旧日本軍が首里城の地下に造った第32軍司令部壕の一部が29日沖縄戦の戦争遺跡として初めて県の史跡に指定されました。司令部壕の保存と公開に尽力してきた沖縄戦体験者は沖縄戦の実相を示す永遠の語り部となるだろうと喜びをかみしめました。

第32軍司令部壕は、79年前の沖縄戦を指揮した第32軍によって首里城の地下に造られました。
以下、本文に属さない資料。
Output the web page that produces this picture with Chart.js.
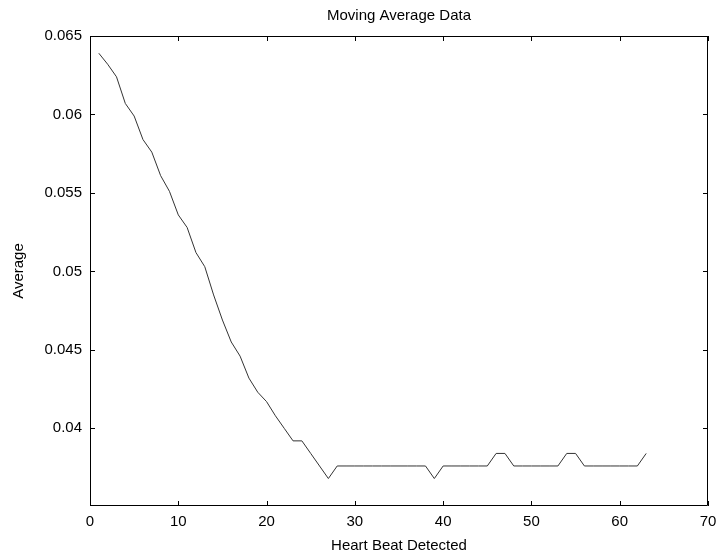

総延長1キロにも及ぶ壕の構築には住民や鉄血勤皇隊の少年たちが動員されました。

これまでの調査で首里城の北側に3か所、南側に2か所の出入口と司令官室や参謀室などにつながる坑道があったことが確認されていて、県は内部の状況が確認できる第2、第3坑道と第5坑口および坑道の一部を29日県の史跡に指定しました。

指定にあたって県はアメリカ軍との凄惨な地上戦が繰り広げられる中、本土決戦までの時間稼ぎのために「南部撤退」を決めた場であり、沖縄戦の実相を伝える極めて重要な戦跡であるとしています。

玉城知事「戦争体験や教訓の風化が懸念される中で、戦争の不条理さ、残酷さ、醜悪さを知るとともに平和の尊さを伝える重要な遺跡であります。」

県の史跡になったことを沖縄戦の体験者も喜んでいます。

「20年余にわたる私の運動の1つがやっと実ったということでこんなに嬉しいことはありません。」

司令部壕の保存と公開を求めてきた名桜大学の元学長瀬名波榮喜さんは戦後80年を前に戦跡して指定された意義を強調しました。

「生存者がもうわずかしかいないんですよ。人間の記憶というのは消えていく。戦跡として永遠に残る。それを沖縄戦の実相を示す語り部にしてもらう。」

「沖縄戦が追体験されて、再び戦争のない世界を作ろうという気持ちになるのではないか。」

沖縄戦に関連する戦争遺跡が県の史跡に指定されるのは初めてです。残りの第1坑道などは今後の調査結果に基づき指定が検討され、戦争の負の遺産である第32軍司令部壕は「平和の砦」として新たな一歩を踏み出しました。